Is there any benefit to mass media campaigns designed to promote healthy behaviors or discourage unhealthy ones? Put aside preconceived notions about manipulation and political agendas for a moment ( 'just say no') and take a look at evidence presented in this issue of Lancet.  As Rick and I discuss in this week's podcast, turns out there can be some positive outcomes to properly targeted messaging.

Researchers in Australia took at look at media campaigns (television, radio and newspapers as well as 'outdoor media' such as billboards) intended to impact tobacco and alcohol use, heart disease prevention, cancer screening, sex-related behaviors, and others.  Both direct and indirect means to effect change were examined, as well as concurrent availability of specific services, products or additional information to support the desired behavior.

One example cited by researchers is antismoking messages accompanied by a phone number to enlist support for those desiring to quit, and additional messages extolling the social benefits of quitting.  The conclusion is that efforts are generally more successful when a combination approach is taken.  No surprise there.

One surprising finding, however, is that some forms of messaging may actually promote the undesired behavior.  Such a conclusion may be drawn related to some appropriate alcohol use campaigns, with one reason given for such an outcome the preponderance of advertising undertaken by manufacturers countering the public health message.  What's a responsible society to do?

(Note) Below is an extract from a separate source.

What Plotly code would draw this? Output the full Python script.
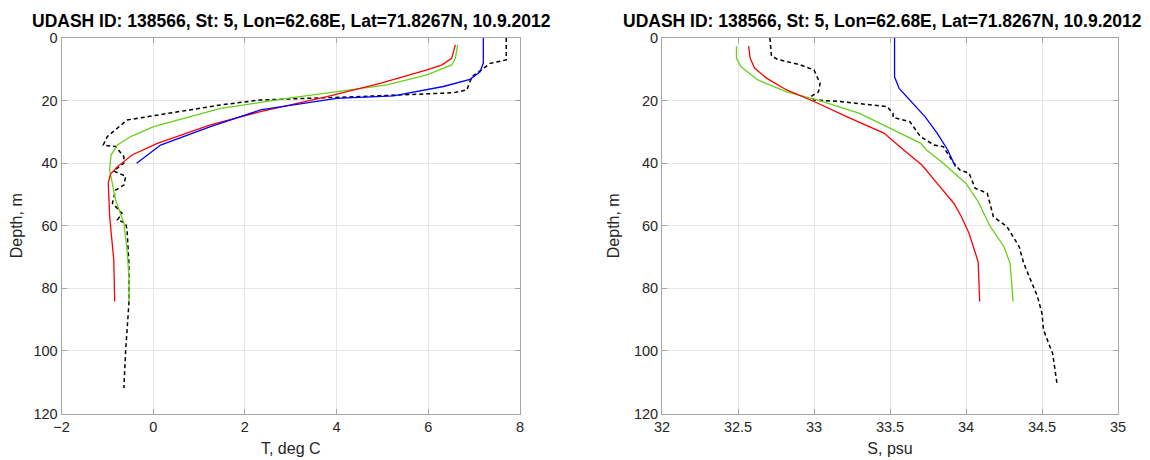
import plotly.graph_objects as go

# ---------------- Data ----------------
title_text = "UDASH ID: 138566, St: 5, Lon=62.68E, Lat=71.8267N, 10.9.2012"

# Temperature profiles (deg C) vs depth (m)
t_blue_val = [7.2, 7.2, 7.13, 6.91, 6.33, 5.24, 4.0, 2.34, 1.25, 0.16, -0.36]
t_blue_dep = [0, 8, 10.8, 13.2, 15.5, 18.5, 19.3, 23, 28.3, 34.2, 40]

t_red_val = [6.59, 6.51, 6.3, 5.97, 4.95, 3.79, 2.34, 1.25, 0.09, -0.46, -0.78, -0.93, -0.98, -0.95, -0.86, -0.84]
t_red_dep = [2.2, 6.5, 8.6, 10.2, 14.5, 18.7, 23.5, 27.8, 33.7, 37.4, 41.1, 43.5, 46.4, 57, 70.9, 84.2]

t_green_val = [6.64, 6.59, 6.51, 5.97, 5.1, 4.0, 2.92, 1.47, 0.01, -0.49, -0.78, -0.92, -0.95, -0.82, -0.64, -0.57, -0.53, -0.53]
t_green_dep = [2.2, 6.5, 8.6, 11.8, 15.0, 17.2, 19.3, 22.5, 28.3, 31.5, 34.2, 37.4, 42.2, 51.8, 59.2, 67.7, 76.3, 84.2]

t_obs_val = [7.7, 7.7, 7.35, 6.95, 6.84, 6.55, 4.52, 2.34, 1.47, -0.42, -0.57, -1.0, -1.09, -0.82, -0.64, -0.64,
             -0.86, -0.6, -0.64, -0.82, -0.89, -0.68, -0.78, -0.6, -0.57, -0.53, -0.53, -0.6, -0.64]
t_obs_dep = [0, 7, 8.1, 12.4, 16.6, 17.5, 18.7, 19.8, 21.4, 25.7, 26.2, 31.5, 34.2, 34.7, 37.9, 40,
             42.5, 44.2, 47, 48.6, 52.8, 56, 58.1, 59.2, 61.3, 72, 84.8, 99.7, 111.9]

# Salinity profiles (psu) vs depth (m)
s_blue_val = [33.53, 33.53, 33.56, 33.63, 33.73, 33.81, 33.88, 33.93]
s_blue_dep = [0, 12.4, 16.1, 19.8, 25.1, 30.4, 35.8, 41.1]

s_red_val = [32.57, 32.58, 32.61, 32.69, 32.82, 33.0, 33.24, 33.46, 33.59, 33.71, 33.82, 33.92, 33.97, 34.02, 34.08, 34.09]
s_red_dep = [2.6, 6.5, 9.7, 12.9, 16.6, 20.3, 25.7, 30.4, 35.8, 40.6, 47.0, 52.8, 57.1, 62.4, 71.5, 84.2]

s_green_val = [32.49, 32.49, 32.52, 32.63, 32.82, 33.02, 33.30, 33.52, 33.70, 33.74, 33.85, 34.0, 34.08, 34.16, 34.25, 34.29, 34.31]
s_green_dep = [2.6, 6.5, 9.2, 13.4, 17.2, 19.8, 24.1, 29.4, 33.6, 35.8, 40.0, 46.5, 52.3, 60.3, 66.7, 72.0, 84.2]

s_obs_val = [32.71, 32.72, 32.76, 32.91, 33.0, 33.04, 33.03, 32.98, 33.0, 33.17, 33.48, 33.52, 33.52, 33.63, 33.70,
             33.79, 33.85, 33.92, 33.96, 34.02, 34.06, 34.14, 34.18, 34.27, 34.35, 34.38, 34.47, 34.5, 34.51, 34.57, 34.60]
s_obs_dep = [0, 5.8, 6.8, 8.6, 10.2, 14.5, 17.2, 18.7, 19.8, 20.3, 21.9, 24.1, 25.4, 26.7, 31.5,
             34.2, 34.7, 40.0, 42.2, 43.2, 48.0, 49.6, 57.1, 60.3, 66.7, 72.0, 82.6, 88.0, 93.3, 100.8, 110.9]

t_ticks = [-2, 0, 2, 4, 6, 8]
s_ticks = [32, 32.5, 33, 33.5, 34, 34.5, 35]
s_tick_labels = ["32", "32.5", "33", "33.5", "34", "34.5", "35"]
depth_ticks = [0, 20, 40, 60, 80, 100, 120]

# ---------------- Style ----------------
BLUE = "#0000ff"
RED = "#ff0000"
GREEN = "#66d11a"
BLACK = "#000000"
FONT = "Liberation Sans, Arial, sans-serif"
AX_COLOR = "#a6a6a6"
GRID = "#e6e6e6"

fig = go.Figure()

def add(x, y, color, xa, ya, dash="solid", w=1.3):
    fig.add_trace(go.Scatter(x=x, y=y, mode="lines", line=dict(color=color, width=w, dash=dash),
                             xaxis=xa, yaxis=ya, showlegend=False, hoverinfo="skip"))

add(t_obs_val, t_obs_dep, BLACK, "x", "y", dash="4px,3px", w=1.5)
add(t_green_val, t_green_dep, GREEN, "x", "y")
add(t_red_val, t_red_dep, RED, "x", "y")
add(t_blue_val, t_blue_dep, BLUE, "x", "y")

add(s_obs_val, s_obs_dep, BLACK, "x2", "y2", dash="4px,3px", w=1.5)
add(s_green_val, s_green_dep, GREEN, "x2", "y2")
add(s_red_val, s_red_dep, RED, "x2", "y2")
add(s_blue_val, s_blue_dep, BLUE, "x2", "y2")

# page body adds an 8px offset; size figure to fit the window
OFF = 8
W, H = 1150 - OFF, 460 - OFF
ydom = [1 - (413.5 - OFF) / H, 1 - (38 - OFF) / H]
xdom1 = [(61.5 - OFF) / W, (520 - OFF) / W]
xdom2 = [(662 - OFF) / W, (1118 - OFF) / W]

common_axis = dict(showline=True, mirror="ticks", linecolor=AX_COLOR, linewidth=1,
                   ticks="inside", ticklen=5, tickcolor=AX_COLOR, automargin=False,
                   showgrid=True, gridcolor=GRID, gridwidth=1, zeroline=False,
                   tickfont=dict(family=FONT, size=14.5, color="#262626"))

fig.update_layout(
    width=W, height=H,
    margin=dict(l=0, r=0, t=0, b=0, autoexpand=False),
    paper_bgcolor="white", plot_bgcolor="white",
    font=dict(family=FONT, color="#262626"),
    xaxis=dict(domain=xdom1, range=[-2, 8], tickvals=t_ticks, anchor="y",
               title=dict(text="T, deg C", font=dict(family=FONT, size=16), standoff=8), **common_axis),
    yaxis=dict(domain=ydom, range=[120, 0], tickvals=depth_ticks, anchor="x",
               title=dict(text="Depth, m", font=dict(family=FONT, size=16), standoff=10), **common_axis),
    xaxis2=dict(domain=xdom2, range=[32, 35], tickvals=s_ticks, ticktext=s_tick_labels, anchor="y2",
                title=dict(text="S, psu", font=dict(family=FONT, size=16), standoff=8), **common_axis),
    yaxis2=dict(domain=ydom, range=[120, 0], tickvals=depth_ticks, anchor="x2",
                title=dict(text="Depth, m", font=dict(family=FONT, size=16), standoff=10), **common_axis),
)

for cx in (291, 883):
    fig.add_annotation(text="<b>" + title_text + "</b>", x=(cx - OFF) / W, y=1 - (21 - OFF) / H,
                       xref="paper", yref="paper", showarrow=False, xanchor="center", yanchor="middle",
                       font=dict(family=FONT, size=17.5, color="black"))

fig.write_html("out.html")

We can hardly outlaw advertising by manufacturers of legal goods, cigarettes and alcohol included.  But we can create effective messages to counter the ads, hopefully with exposure early enough in life to help people make educated choices.  As Rick points out, now that traditional media doesn't have the sway it used to, social media has an opportunity to not just convey information but create opinion.  When opinion becomes widespread it can impact policy making as well.  So we choose to be optimistic about the enabling power of information.  That's why we podcast!